PROBLEM
Output exactly the lines that run from the line containing "Convert this chart to Plotly.js code." through the line containing "const southernAsia = [94.5, 92, 84, 72];", with both ends included.
"""
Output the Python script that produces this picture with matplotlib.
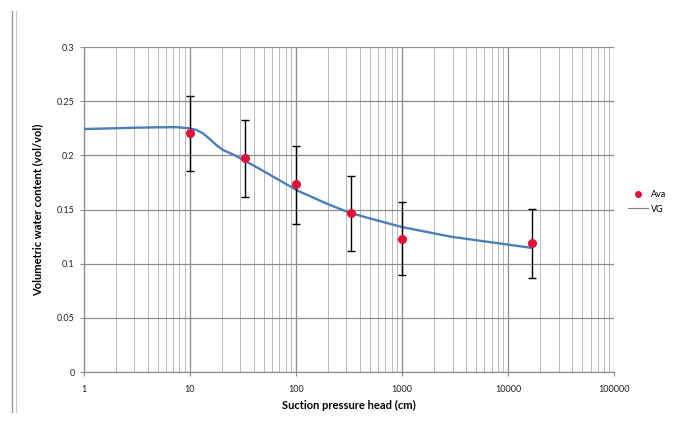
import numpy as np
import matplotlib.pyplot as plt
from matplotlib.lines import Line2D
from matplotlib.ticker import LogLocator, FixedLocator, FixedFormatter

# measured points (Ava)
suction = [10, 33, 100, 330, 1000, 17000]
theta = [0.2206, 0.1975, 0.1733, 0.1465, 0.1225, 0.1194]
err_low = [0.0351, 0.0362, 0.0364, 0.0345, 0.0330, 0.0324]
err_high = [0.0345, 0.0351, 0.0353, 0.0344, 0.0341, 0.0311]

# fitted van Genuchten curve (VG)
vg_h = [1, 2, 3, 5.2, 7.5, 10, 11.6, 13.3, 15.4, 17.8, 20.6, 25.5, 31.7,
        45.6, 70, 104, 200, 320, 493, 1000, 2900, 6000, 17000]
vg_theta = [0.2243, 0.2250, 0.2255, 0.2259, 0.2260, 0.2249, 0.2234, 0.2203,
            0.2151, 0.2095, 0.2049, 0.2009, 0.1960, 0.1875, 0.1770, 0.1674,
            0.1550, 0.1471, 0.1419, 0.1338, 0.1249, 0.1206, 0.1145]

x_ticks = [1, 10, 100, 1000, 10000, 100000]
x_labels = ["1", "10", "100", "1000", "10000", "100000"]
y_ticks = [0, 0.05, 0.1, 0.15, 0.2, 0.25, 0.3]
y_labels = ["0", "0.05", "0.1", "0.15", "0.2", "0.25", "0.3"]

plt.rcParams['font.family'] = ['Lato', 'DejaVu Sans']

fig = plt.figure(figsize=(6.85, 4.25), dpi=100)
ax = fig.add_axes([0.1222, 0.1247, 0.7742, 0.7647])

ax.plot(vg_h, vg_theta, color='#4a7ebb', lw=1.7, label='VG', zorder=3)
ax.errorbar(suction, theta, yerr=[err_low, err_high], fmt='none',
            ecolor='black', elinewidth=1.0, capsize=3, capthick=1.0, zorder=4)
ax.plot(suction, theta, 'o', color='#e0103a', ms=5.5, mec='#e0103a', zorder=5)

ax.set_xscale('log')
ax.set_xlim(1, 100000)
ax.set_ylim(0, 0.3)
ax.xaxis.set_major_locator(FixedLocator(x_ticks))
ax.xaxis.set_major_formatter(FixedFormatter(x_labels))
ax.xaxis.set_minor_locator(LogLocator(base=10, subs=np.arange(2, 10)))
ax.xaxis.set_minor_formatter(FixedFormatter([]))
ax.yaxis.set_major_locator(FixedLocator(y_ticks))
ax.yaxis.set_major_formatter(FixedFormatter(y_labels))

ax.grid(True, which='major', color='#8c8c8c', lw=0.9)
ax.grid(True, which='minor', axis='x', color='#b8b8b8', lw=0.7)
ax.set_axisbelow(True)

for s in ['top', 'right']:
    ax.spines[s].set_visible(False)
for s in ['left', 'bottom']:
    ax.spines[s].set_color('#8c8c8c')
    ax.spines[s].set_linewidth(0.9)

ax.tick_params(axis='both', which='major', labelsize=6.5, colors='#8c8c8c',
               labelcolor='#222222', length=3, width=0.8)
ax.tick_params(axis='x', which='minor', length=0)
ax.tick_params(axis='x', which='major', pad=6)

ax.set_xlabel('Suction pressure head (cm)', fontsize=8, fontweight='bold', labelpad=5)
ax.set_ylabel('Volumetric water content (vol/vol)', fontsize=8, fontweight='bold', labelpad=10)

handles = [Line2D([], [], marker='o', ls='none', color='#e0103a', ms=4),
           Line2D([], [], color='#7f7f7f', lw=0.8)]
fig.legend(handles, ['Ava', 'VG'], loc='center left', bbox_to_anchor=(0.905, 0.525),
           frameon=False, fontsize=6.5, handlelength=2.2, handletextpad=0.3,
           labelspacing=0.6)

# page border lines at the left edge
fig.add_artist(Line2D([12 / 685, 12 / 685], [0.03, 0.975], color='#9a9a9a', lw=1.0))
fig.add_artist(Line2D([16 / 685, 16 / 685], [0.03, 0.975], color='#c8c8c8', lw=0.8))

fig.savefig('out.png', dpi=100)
"""
"""
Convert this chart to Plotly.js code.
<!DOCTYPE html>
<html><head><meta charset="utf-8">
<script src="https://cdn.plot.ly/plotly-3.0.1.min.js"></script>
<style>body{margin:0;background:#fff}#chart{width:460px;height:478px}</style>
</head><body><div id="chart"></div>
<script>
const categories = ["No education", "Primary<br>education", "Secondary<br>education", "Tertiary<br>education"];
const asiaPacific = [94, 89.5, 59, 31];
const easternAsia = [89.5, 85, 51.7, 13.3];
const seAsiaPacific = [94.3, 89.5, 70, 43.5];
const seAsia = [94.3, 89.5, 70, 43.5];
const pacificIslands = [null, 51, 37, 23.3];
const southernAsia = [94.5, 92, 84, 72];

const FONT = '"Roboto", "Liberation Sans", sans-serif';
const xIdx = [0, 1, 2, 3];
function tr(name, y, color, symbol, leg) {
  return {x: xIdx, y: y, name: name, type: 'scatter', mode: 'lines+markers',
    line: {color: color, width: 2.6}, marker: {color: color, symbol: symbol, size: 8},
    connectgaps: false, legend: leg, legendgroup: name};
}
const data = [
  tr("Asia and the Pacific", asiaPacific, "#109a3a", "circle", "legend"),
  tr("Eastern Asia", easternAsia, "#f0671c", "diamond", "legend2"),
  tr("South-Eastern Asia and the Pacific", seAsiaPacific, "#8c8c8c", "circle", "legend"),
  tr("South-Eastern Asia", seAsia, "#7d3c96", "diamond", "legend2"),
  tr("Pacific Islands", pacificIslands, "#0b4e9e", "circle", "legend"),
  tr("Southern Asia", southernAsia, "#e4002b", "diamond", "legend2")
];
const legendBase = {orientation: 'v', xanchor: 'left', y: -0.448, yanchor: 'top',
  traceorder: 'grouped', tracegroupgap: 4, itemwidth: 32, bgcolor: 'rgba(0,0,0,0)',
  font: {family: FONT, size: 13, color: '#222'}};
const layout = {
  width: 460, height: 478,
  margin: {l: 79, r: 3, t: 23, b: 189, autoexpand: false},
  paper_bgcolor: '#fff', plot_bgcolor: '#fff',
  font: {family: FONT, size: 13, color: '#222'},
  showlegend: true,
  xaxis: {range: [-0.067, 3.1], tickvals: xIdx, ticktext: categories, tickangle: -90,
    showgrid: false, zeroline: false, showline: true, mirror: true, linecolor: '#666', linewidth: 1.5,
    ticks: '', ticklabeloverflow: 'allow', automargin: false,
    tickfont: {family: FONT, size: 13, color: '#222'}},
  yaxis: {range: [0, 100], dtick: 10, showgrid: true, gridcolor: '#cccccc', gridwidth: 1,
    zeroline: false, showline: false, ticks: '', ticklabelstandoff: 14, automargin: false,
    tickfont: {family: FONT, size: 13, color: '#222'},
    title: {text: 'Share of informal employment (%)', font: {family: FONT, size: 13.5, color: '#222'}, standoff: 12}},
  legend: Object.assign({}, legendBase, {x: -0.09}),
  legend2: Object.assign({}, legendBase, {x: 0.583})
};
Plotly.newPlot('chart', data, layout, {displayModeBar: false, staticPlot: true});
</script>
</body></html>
"""
RESPONSE TO THE EXERCISE
Convert this chart to Plotly.js code.
<!DOCTYPE html>
<html><head><meta charset="utf-8">
<script src="https://cdn.plot.ly/plotly-3.0.1.min.js"></script>
<style>body{margin:0;background:#fff}#chart{width:460px;height:478px}</style>
</head><body><div id="chart"></div>
<script>
const categories = ["No education", "Primary<br>education", "Secondary<br>education", "Tertiary<br>education"];
const asiaPacific = [94, 89.5, 59, 31];
const easternAsia = [89.5, 85, 51.7, 13.3];
const seAsiaPacific = [94.3, 89.5, 70, 43.5];
const seAsia = [94.3, 89.5, 70, 43.5];
const pacificIslands = [null, 51, 37, 23.3];
const southernAsia = [94.5, 92, 84, 72];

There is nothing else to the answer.